Portuguese Caldo Verde Soup (Printable)

Comforting creamy potato soup with kale and smoky chorizo, inspired by Portuguese flavors.

# Ingredient List:

→ Vegetables

01 - 1.3 lbs peeled and diced potatoes
02 - 1 large onion, finely chopped
03 - 2 cloves garlic, minced
04 - 4 oz kale, thinly sliced

→ Meats

05 - 5 oz chorizo sausage, thinly sliced

→ Liquids

06 - 5 cups chicken or vegetable broth
07 - 2 tbsp olive oil

→ Seasonings

08 - Salt, to taste
09 - Black pepper, to taste

# Directions:

01 - Heat 1 tablespoon of olive oil in a large pot over medium heat.
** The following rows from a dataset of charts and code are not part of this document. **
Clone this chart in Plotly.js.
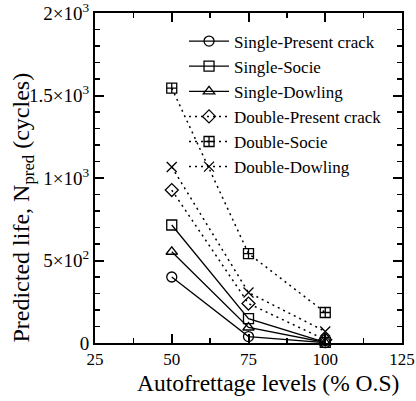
<!DOCTYPE html>
<html><head><meta charset="utf-8">
<script src="https://cdn.plot.ly/plotly-3.0.1.min.js"></script>
<style>html,body{margin:0;padding:0;background:#fff}</style>
</head><body><div id="chart" style="width:416px;height:401px"></div>
<script>
const levels = [50, 75, 100];
const seriesNames = ["Single-Present crack","Single-Socie","Single-Dowling","Double-Present crack","Double-Socie","Double-Dowling"];
const singlePresent = [400, 39, 2];
const singleSocie = [715, 148, 4];
const singleDowling = [553, 94, 3];
const doublePresent = [927, 239, 20];
const doubleSocie = [1545, 542, 185];
const doubleDowling = [1067, 306, 70];
const yTickVals = [0, 500, 1000, 1500, 2000];
const yTickText = ["0", "5×10<sup>2</sup>", "1×10<sup>3</sup>", "1.5×10<sup>3</sup>", "2×10<sup>3</sup>"];
const xTickVals = [25, 50, 75, 100, 125];
const xTitle = 'Autofrettage levels (% O.S)';
const yTitle = 'Predicted life, N<sub>pred</sub> (cycles)';

const values = [singlePresent, singleSocie, singleDowling, doublePresent, doubleSocie, doubleDowling];
const symbols = ["circle-open","square-open","triangle-up-open","diamond-open","square-cross-open","x-thin-open"];
const dashes = ["solid","solid","solid","2px,4px","2px,4px","2px,4px"];
const traces = values.map((v,i)=>({
  x: levels, y: v, name: seriesNames[i], type: 'scatter', mode: 'lines+markers',
  line: {color: '#000', width: i<3 ? 1.3 : 1.5, dash: dashes[i]},
  marker: {symbol: symbols[i], size: 10, color: '#000', line: {color: '#000', width: 1.3}},
  cliponaxis: false
}));
const FAM = 'Liberation Serif';
const layout = {
  width: 416, height: 401,
  margin: {l: 95, r: 14, t: 13, b: 58},
  paper_bgcolor: '#fff', plot_bgcolor: '#fff',
  font: {family: FAM, color: '#000', size: 18},
  showlegend: true,
  legend: {x: 0.29, y: 0.968, xanchor: 'left', yanchor: 'top', bgcolor: 'rgba(0,0,0,0)',
    font: {family: FAM, size: 17, color: '#000'}, tracegroupgap: 0, itemwidth: 40},
  xaxis: {range: [25, 125], tickvals: xTickVals, ticktext: xTickVals.map(String),
    ticks: 'inside', ticklen: 9, tickwidth: 2, tickcolor: '#000', ticklabeloverflow: 'allow',
    minor: {ticks: 'inside', dtick: 12.5, tick0: 25, ticklen: 5, tickwidth: 1.5, tickcolor: '#000'},
    showline: true, linewidth: 2, linecolor: '#000', mirror: 'allticks', showgrid: false, zeroline: false,
    tickfont: {family: FAM, size: 17}},
  yaxis: {range: [0, 2000], tickvals: yTickVals, ticktext: yTickText,
    ticks: 'inside', ticklen: 9, tickwidth: 2, tickcolor: '#000', ticklabeloverflow: 'allow',
    minor: {ticks: 'inside', dtick: 100, ticklen: 5, tickwidth: 1.5, tickcolor: '#000'},
    showline: true, linewidth: 2, linecolor: '#000', mirror: 'allticks', showgrid: false, zeroline: false,
    tickfont: {family: FAM, size: 19}},
  annotations: [
    {text: xTitle, xref: 'paper', yref: 'paper', x: 0.565, y: -0.122, xanchor: 'center', yanchor: 'middle',
     showarrow: false, font: {family: FAM, size: 23.5, color: '#000'}},
    {text: yTitle, xref: 'paper', yref: 'paper', x: -0.235, y: 0.41, xanchor: 'center', yanchor: 'middle',
     textangle: -90, showarrow: false, font: {family: FAM, size: 24, color: '#000'}}
  ]
};
Plotly.newPlot('chart', traces, layout, {staticPlot: true, displayModeBar: false});
</script></body></html>
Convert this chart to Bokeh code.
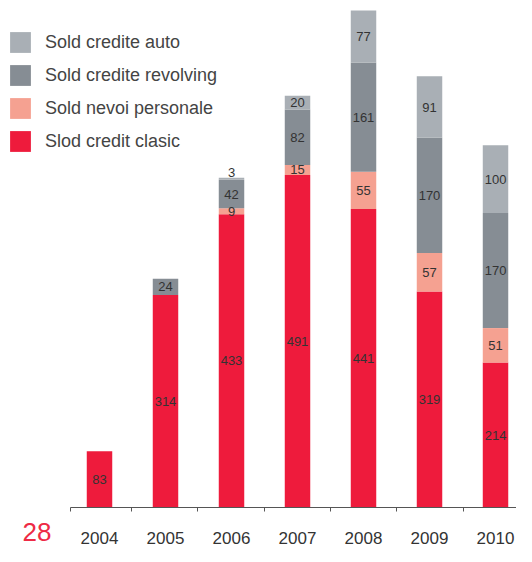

Add finely chopped onion and minced garlic; sauté until translucent, about 4 minutes.
02 - Add diced potatoes and thinly sliced chorizo to the pot. Stir and cook for 3 minutes to blend flavors.
03 - Pour in the broth and bring to a boil. Reduce heat, cover, and simmer for 20 minutes until potatoes are tender.
04 - Extract chorizo slices with a slotted spoon and set aside.
05 - Using an immersion blender or standard blender in batches, puree the soup until smooth and creamy.
06 - Return chorizo to the pot. Stir in thinly sliced kale and simmer for 5 to 7 minutes until the greens are tender.
07 - Stir in remaining tablespoon of olive oil. Season with salt and black pepper to taste. Serve hot.

# Expert Tips:

01 -
  • It comes together in under an hour and tastes like you've been cooking all day.
  • One pot, honest flavors, and that perfect balance of creamy and savory that makes you reach for seconds.
  • It's gluten-free and naturally feels like comfort without any fuss.
02 -
  • Don't skip the blending step—that's what transforms this from chunky potato soup into the creamy, luxurious version that makes people ask for the recipe.
  • Add the kale after blending, not before, so it stays vibrant and tender instead of disappearing into the puree.
  • Taste the broth before you commit to extra salt because chorizo and the final drizzle of olive oil already bring plenty of savory depth.
03 -
  • Slice your kale paper-thin so it wilts in minutes and distributes evenly throughout the pot instead of settling in clumps.
  • If your soup feels too thick after blending, thin it with a splash of broth or water—creamy doesn't mean dense.
  • Keep the broth simmering gently, never aggressively, or you'll lose the silky texture and the flavors won't meld the way they should.